When Clint saw the test a few days later, he was appalled. As he once told an interviewer: “
I thought I was an absolute clod. It looked pretty good; it was photographed well [by Glassberg], but I thought, ‘If that’s acting, I’m in trouble.’ ” Still later, he put the point more vividly: “I went, ‘Oh shit. Boy this guy’ll never be anything.’ You’re going, ‘straighten up, don’t do that, what are you wincing about’—you know, all the self-critical things.”

But somebody up there—in the front office—liked him. Or at least didn’t hate him. The studio offered him a $75-a-week contract with an option renewable every six months (and a $25 raise each time it was picked up). It covered only forty weeks of the year, meaning that his salary worked out to something less than $60 a week, less taxes, when it was fully prorated.

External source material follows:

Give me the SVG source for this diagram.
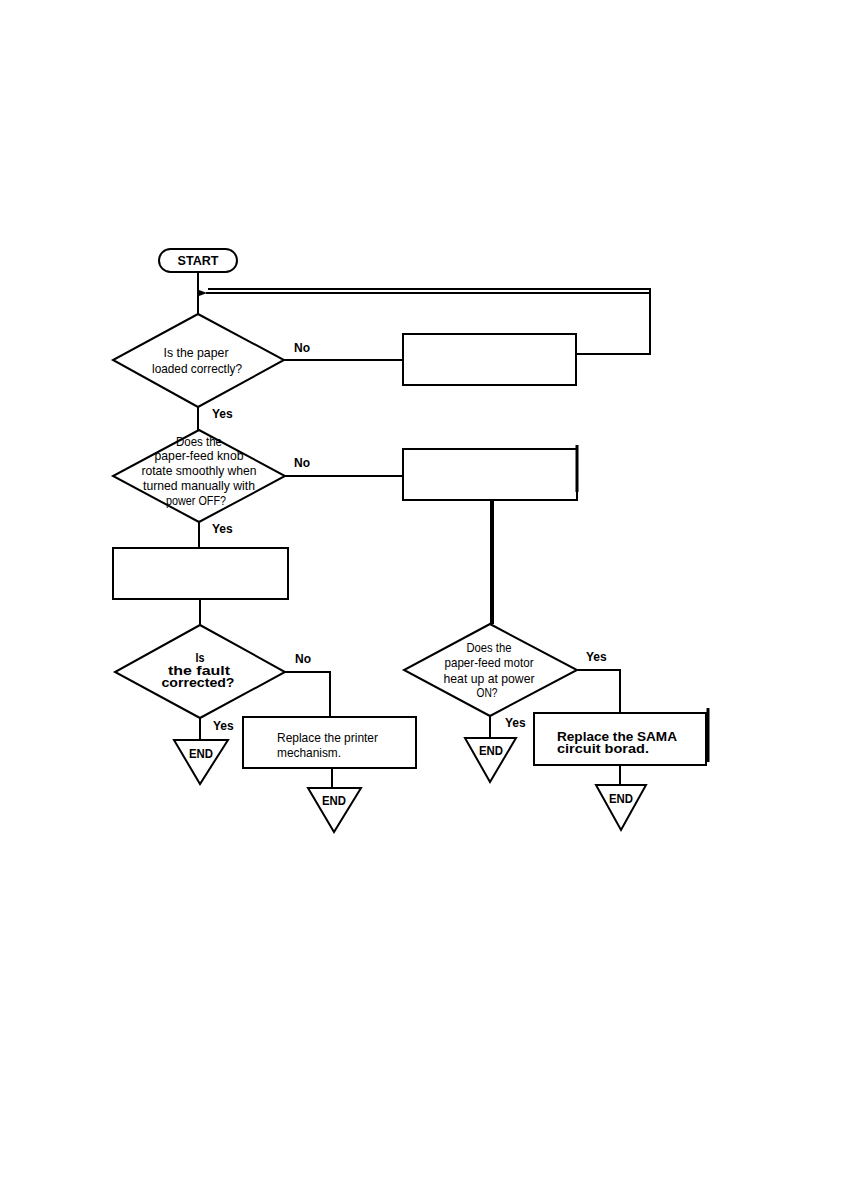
<svg xmlns="http://www.w3.org/2000/svg" width="861" height="1181" viewBox="0 0 861 1181">
<style>
.s{fill:#fff;stroke:#000;stroke-width:2}
.c{fill:none;stroke:#000;stroke-width:2}
.t{font-family:"Liberation Sans",Arial,sans-serif;font-size:13px;fill:#000}
.b{font-family:"Liberation Sans",Arial,sans-serif;font-size:12px;font-weight:bold;fill:#000}
</style>
<defs>
<marker id="ah" markerWidth="8" markerHeight="6" refX="1" refY="3" orient="auto" markerUnits="userSpaceOnUse">
<path d="M8,0 L0,3 L8,6 Z" fill="#000"/>
</marker>
</defs>
<rect width="861" height="1181" fill="#fff"/>
<g id="connectors">
<line class="c" x1="198" y1="272" x2="198" y2="314"/>
<path class="c" d="M577,354 H650 V289 H208"/>
<line class="c" x1="650" y1="293" x2="206" y2="293" marker-end="url(#ah)"/>
<line class="c" x1="284" y1="360" x2="403" y2="360"/>
<line class="c" x1="198" y1="407" x2="198" y2="430"/>
<line class="c" x1="285" y1="476" x2="403" y2="476"/>
<line class="c" x1="199" y1="522" x2="199" y2="548"/>
<line class="c" x1="200" y1="599" x2="200" y2="625"/>
<line stroke="#000" stroke-width="4" x1="492" y1="500" x2="492" y2="624"/>
<path class="c" d="M285,672 H330 V717"/>
<line class="c" x1="200" y1="718" x2="200" y2="740"/>
<line class="c" x1="332" y1="768" x2="332" y2="788"/>
<path class="c" d="M577,670 H620 V713"/>
<line class="c" x1="490" y1="716" x2="490" y2="738"/>
<line class="c" x1="620" y1="765" x2="620" y2="785"/>
</g>
<g id="start">
<rect class="s" x="159" y="249" width="78" height="23" rx="11.5"/>
<text class="b" x="198" y="265" text-anchor="middle" textLength="41" lengthAdjust="spacingAndGlyphs">START</text>
</g>
<g id="q1">
<polygon class="s" points="198,314 284,360 198,407 113,360"/>
<text class="t" x="196" y="357" text-anchor="middle" textLength="65" lengthAdjust="spacingAndGlyphs">Is the paper</text>
<text class="t" x="197" y="373" text-anchor="middle" textLength="90" lengthAdjust="spacingAndGlyphs">loaded correctly?</text>
<text class="b" x="294" y="352">No</text>
<text class="b" x="212" y="418">Yes</text>
</g>
<g id="box1">
<rect class="s" x="403" y="334" width="173" height="51"/>
</g>
<g id="q2">
<polygon class="s" points="199,430 285,476 199,522 113,476"/>
<text class="t" x="199" y="446" text-anchor="middle" textLength="46" lengthAdjust="spacingAndGlyphs">Does the</text>
<text class="t" x="199" y="460" text-anchor="middle" textLength="89" lengthAdjust="spacingAndGlyphs">paper-feed knob</text>
<text class="t" x="199" y="475" text-anchor="middle" textLength="115" lengthAdjust="spacingAndGlyphs">rotate smoothly when</text>
<text class="t" x="199" y="490" text-anchor="middle" textLength="112" lengthAdjust="spacingAndGlyphs">turned manually with</text>
<text class="t" x="196" y="505" text-anchor="middle" textLength="60" lengthAdjust="spacingAndGlyphs">power OFF?</text>
<text class="b" x="294" y="467">No</text>
<text class="b" x="212" y="533">Yes</text>
</g>
<g id="box2">
<rect class="s" x="403" y="449" width="174" height="51"/>
<line stroke="#000" stroke-width="3" x1="577" y1="445" x2="577" y2="492"/>
</g>
<g id="box3">
<rect class="s" x="113" y="548" width="175" height="51"/>
</g>
<g id="q3">
<polygon class="s" points="200,625 285,672 200,718 115,672"/>
<text class="b" x="200" y="662" text-anchor="middle" textLength="9" lengthAdjust="spacingAndGlyphs">Is</text>
<text class="b" x="199" y="675" text-anchor="middle" textLength="62" lengthAdjust="spacingAndGlyphs">the fault</text>
<text class="b" x="198" y="687" text-anchor="middle" textLength="73" lengthAdjust="spacingAndGlyphs">corrected?</text>
<text class="b" x="295" y="663">No</text>
<text class="b" x="213" y="730">Yes</text>
</g>
<g id="box4">
<rect class="s" x="243" y="717" width="173" height="51"/>
<text class="t" x="277" y="742" textLength="101" lengthAdjust="spacingAndGlyphs">Replace the printer</text>
<text class="t" x="277" y="757" textLength="64" lengthAdjust="spacingAndGlyphs">mechanism.</text>
</g>
<g id="end1">
<polygon class="s" points="174,740 228,740 200,784"/>
<text class="b" x="201" y="758" text-anchor="middle" font-size="11" textLength="24" lengthAdjust="spacingAndGlyphs">END</text>
</g>
<g id="end2">
<polygon class="s" points="308,788 361,788 334,832"/>
<text class="b" x="334" y="805" text-anchor="middle" font-size="11" textLength="24" lengthAdjust="spacingAndGlyphs">END</text>
</g>
<g id="q4">
<polygon class="s" points="490,624 577,670 490,716 404,670"/>
<text class="t" x="489" y="652" text-anchor="middle" textLength="45" lengthAdjust="spacingAndGlyphs">Does the</text>
<text class="t" x="489" y="667" text-anchor="middle" textLength="89" lengthAdjust="spacingAndGlyphs">paper-feed motor</text>
<text class="t" x="489" y="683" text-anchor="middle" textLength="91" lengthAdjust="spacingAndGlyphs">heat up at power</text>
<text class="t" x="487" y="697" text-anchor="middle" textLength="21" lengthAdjust="spacingAndGlyphs">ON?</text>
<text class="b" x="586" y="661">Yes</text>
<text class="b" x="505" y="727">Yes</text>
</g>
<g id="box5">
<rect class="s" x="534" y="713" width="172" height="52"/>
<line stroke="#000" stroke-width="3" x1="708" y1="708" x2="708" y2="762"/>
<text class="b" x="557" y="741" textLength="120" lengthAdjust="spacingAndGlyphs">Replace the SAMA</text>
<text class="b" x="557" y="753" textLength="92" lengthAdjust="spacingAndGlyphs">circuit borad.</text>
</g>
<g id="end3">
<polygon class="s" points="465,738 516,738 490,782"/>
<text class="b" x="491" y="755" text-anchor="middle" font-size="11" textLength="24" lengthAdjust="spacingAndGlyphs">END</text>
</g>
<g id="end4">
<polygon class="s" points="596,785 646,785 621,830"/>
<text class="b" x="621" y="803" text-anchor="middle" font-size="11" textLength="24" lengthAdjust="spacingAndGlyphs">END</text>
</g>
</svg>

Still, the GI Bill was granting him only $110 a month, and even when he added in his earnings from odd jobs, his current income was less than Universal was offering.

Unfortunately, no one else shared his enthusiasm for this new prospect. “I don’t think there was any excitement, particularly on Maggie’s part. In fact, as I recall, she didn’t really like it.” Actually, she was ambiguous about it. “
I didn’t know what I thought of Clint’s becoming an actor,” she said later. “It was something I hadn’t planned on.” It was, she said, “a little spooky at first … but I got used to it.” There was, however, nothing ambiguous about her parents’ response; they were firmly opposed. “Her mother didn’t love me that much, anyway, and she thought, My God, my son-in-law being an actor!” When he broached the idea with his father, Clinton Sr.’s response was: “Goddamn. Why?” Even if he was not happy in school, his dad advised him, “Don’t do that shit. Don’t get into that dream stuff.” Clint temporized, saying he just wanted to try it for six months. If it didn’t work out, he promised he would resume college, possibly even relocate in Seattle. As he pointed out, he would be able to reclaim his government educational benefits if he went back to school within a year. But his most winning argument was that it should be considered merely as continued schooling, sort of like switching majors.

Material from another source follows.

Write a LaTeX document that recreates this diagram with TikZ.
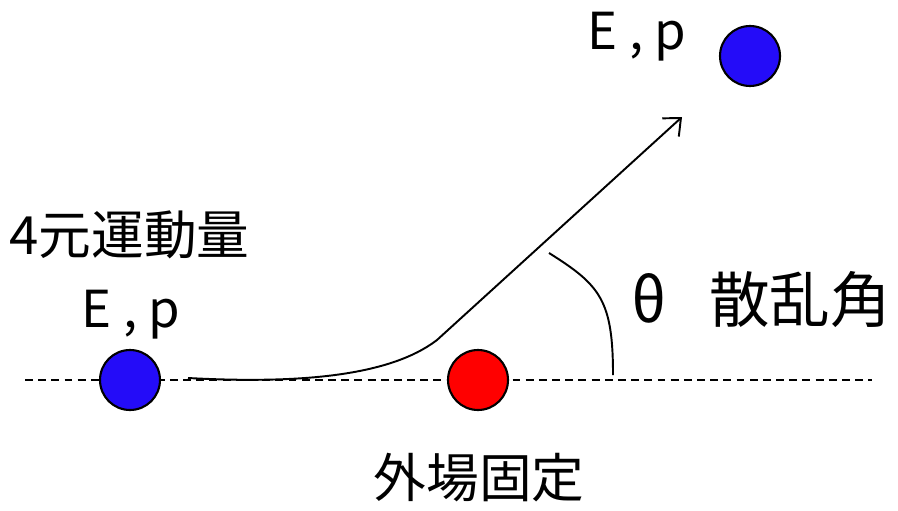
\documentclass[tikz,border=0pt]{standalone}
\usepackage{fontspec}
\setmainfont{Noto Sans CJK JP}
\usepackage{xcolor}
\usepackage{tikz}
\usetikzlibrary{arrows.meta}
\definecolor{incoming}{RGB}{36, 12, 248}
\definecolor{target}{RGB}{255, 0, 0}

\begin{document}
\begin{tikzpicture}[x=0.02cm,y=-0.02cm,
    particle/.style={circle, draw=black, line width=1.2pt, minimum size=1.2cm, inner sep=0pt},
    lbl/.style={inner sep=0pt, font=\fontsize{30}{32}\selectfont},
    eplbl/.style={inner sep=0pt, font=\fontsize{29}{31}\selectfont},
    biglbl/.style={inner sep=0pt, font=\fontsize{34.5}{37}\selectfont}]
\useasboundingbox (0,0) rectangle (898,510);
% Beam axis
\draw[dashed, line width=0.8pt, dash pattern=on 4.5pt off 3pt] (25,380) -- (872,380);
% Particles
\node[particle, fill=incoming] (inc) at (130,380) {};
\node[particle, fill=target] (tgt) at (478,380) {};
\node[particle, fill=incoming] (out) at (750,56) {};
% Trajectory
\coordinate (start) at (188,378);
\coordinate (kink) at (437,340);
\coordinate (tip) at (682,117);
\draw[line width=1.1pt, -{Straight Barb[length=8pt,width=14pt,line width=1.1pt]}]
    (start) .. controls (300,384) and (390,376) .. (kink) -- (tip);
% Scattering angle
\coordinate (arcA) at (549,253);
\coordinate (arcB) at (613,375);
\draw[line width=1.1pt] (arcA) .. controls (600,285) and (613,300) .. (arcB);
% Labels
\node[lbl, anchor=base west] (fourmom) at (9,254) {4元運動量};
\node[eplbl, anchor=base] (eplow) at (131,327) {E , p};
\node[eplbl, anchor=base] (ephigh) at (637,50) {E , p};
\node[biglbl, anchor=base west] (theta) at (631,322) {θ\hspace{0.7em}散乱角};
\node[lbl, anchor=base] (field) at (479,497) {外場固定};
\end{tikzpicture}
\end{document}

His father’s opposition subsided when a contract was offered and it became clear to him that Clint would be earning a steady, if modest,
salary for at least half a year. One could also, perhaps, look upon this as an entry-level position in a large, stable corporation—in the final analysis not so very different from the kind of jobs other young men were being encouraged to take as they began their careers in the era of the Organization Man. Or one could rationalize this as a way for Clint to get something out of his system before embarking on some more conventional career.